炎天下の先日、汗を拭いながら尼崎市総合文化センターで開催されていた「尼崎アートフェスティバル2012」の会場を訪ねた。
阪神間で活躍している70人の作家の作品が紹介されている現代美術展だ。平面から立体まで、さまざまな素材で自由な表現によって、各作家の制作した作品群が、所狭しと並んでいた。
なかでも宝塚在住の作家、山本修司と吉野晴朗両名の作品が目に留まったので紹介してみたい。
山本修司の〈太陽を求めて〉は、近年取り組んでいるエアーブラシによる“洩れ陽”シリーズのなかの大作であった。作品は、太陽を遮る樹木の間から零れた光が、まるで魚鱗のように輝いている。
観ている私は、幻想的な樹木を包む光に魅せられ、光合成の図式に思いを巡らせていた。山本の自然をモチーフにした創作姿勢は、心地よい時空間の具現化に腐心していることではないだろうか。
次に吉野晴朗の〈森の園遊会〉だが、20点の組作品で構成されていた。
植物の葉や小さな花弁が、雲のようなフォルムに絡まれて、軽やかさと可愛いらしさが加わり、理屈抜きに新鮮な風が漂っている作品に仕上げている。
吉野は、最近植物の葉をモチーフに、CGを駆使した作品制作も試みている写真家である。何れの作品も、葉の緑が爽やかに映り、心地よいリズムが奏でられている。

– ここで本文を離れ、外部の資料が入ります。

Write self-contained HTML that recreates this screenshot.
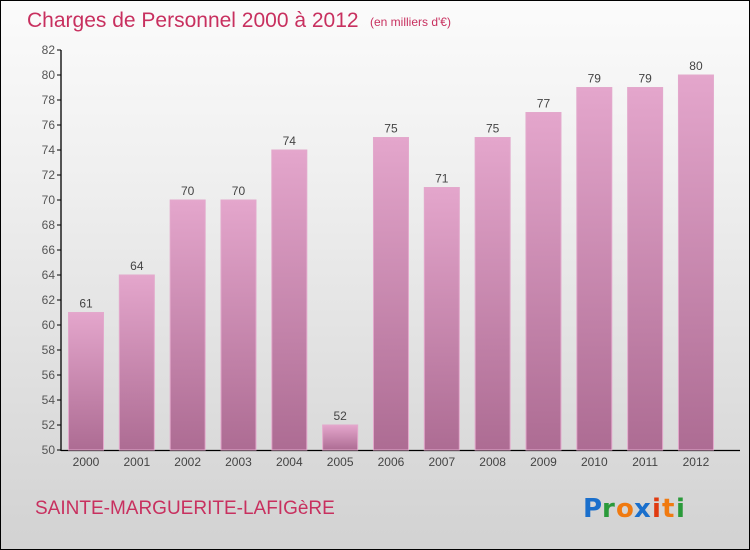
<!DOCTYPE html>
<html><head><meta charset="utf-8"><style>
body{margin:0}
#wrap{position:relative;width:748px;height:548px;border:1px solid #000;background:linear-gradient(#fbfbfb,#f0f0f0 30%,#d2d2d2);font-family:"Liberation Sans",sans-serif;overflow:hidden}
</style></head><body>
<div id="wrap">
<svg width="748" height="548" viewBox="1 1 748 548" xmlns="http://www.w3.org/2000/svg">
<defs><linearGradient id="bg" x1="0" y1="0" x2="0" y2="1"><stop offset="0" stop-color="#e4a6cc"/><stop offset="1" stop-color="#ad6c93"/></linearGradient></defs>
<text x="27" y="27" font-size="21" fill="#c8305f">Charges de Personnel 2000 à 2012</text>
<text x="370" y="26" font-size="12" fill="#c8305f">(en milliers d'€)</text>
<g id="axes"></g><g id="bars"></g>
<text x="35" y="514" font-size="19" fill="#c8305f">SAINTE-MARGUERITE-LAFIGèRE</text>
<g font-size="26" font-weight="bold" font-family="'DejaVu Sans',sans-serif">
<text x="583" y="517" fill="#1a6fcc">P</text><text x="602" y="517" fill="#2a9a3a">r</text><text x="616" y="517" fill="#f07a10">o</text><text x="634" y="517" fill="#1a6fcc">x</text><text x="652" y="517" fill="#e03a10">i</text><text x="662" y="517" fill="#f07a10">t</text><text x="676" y="517" fill="#2a9a3a">i</text>
</g>
</svg></div>
<script>
const years=["2000","2001","2002","2003","2004","2005","2006","2007","2008","2009","2010","2011","2012"];
const values=[61,64,70,70,74,52,75,71,75,77,79,79,80];
const ticks=[50,52,54,56,58,60,62,64,66,68,70,72,74,76,78,80,82];
const NS="http://www.w3.org/2000/svg";
const y=v=>450-(v-50)*12.5;
const x=i=>86+i*50.83;
function mk(t,a,p){const e=document.createElementNS(NS,t);for(const k in a)e.setAttribute(k,a[k]);p.appendChild(e);return e;}
const ax=document.getElementById('axes'),bg=document.getElementById('bars');
const yl=mk('line',{x1:61,y1:50,x2:61,y2:451,stroke:'#000','stroke-width':1.3},ax);


const xl=mk('line',{x1:61,y1:450.5,x2:740,y2:450.5,stroke:'#000','stroke-width':1.3},ax);


ticks.forEach(t=>{
 mk('line',{x1:57,y1:y(t),x2:61,y2:y(t),stroke:'#000'},ax);
 const tx=mk('text',{x:55,y:y(t)+4,'font-size':12,fill:'#555','text-anchor':'end'},ax);tx.textContent=t;
 
 
});
years.forEach((yr,i)=>{
 const r=mk('rect',{x:x(i)-17.5,y:y(values[i]),width:35,height:450-y(values[i]),fill:'url(#bg)',stroke:'#e3a9cc','stroke-width':1},bg);
 
 
 const v=mk('text',{x:x(i),y:y(values[i])-5,'font-size':12,fill:'#444','text-anchor':'middle'},bg);v.textContent=values[i];
 
 
 const l=mk('text',{x:x(i),y:466,'font-size':12,fill:'#444','text-anchor':'middle'},bg);l.textContent=yr;
 
 
});
</script>
</body></html>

偶然かもしれないが、山本、吉野の作品は、植物の葉がモチーフとして扱われていた。画面上の処理は、相互に異なるが、片や樹々の間の洩れ陽であり、一方は植物の葉の組み合わせであり、何れも自然へのやさしい作家の視点が感じられる。今後も、独創的な作品で私たちの眼を楽しませてもらいたい。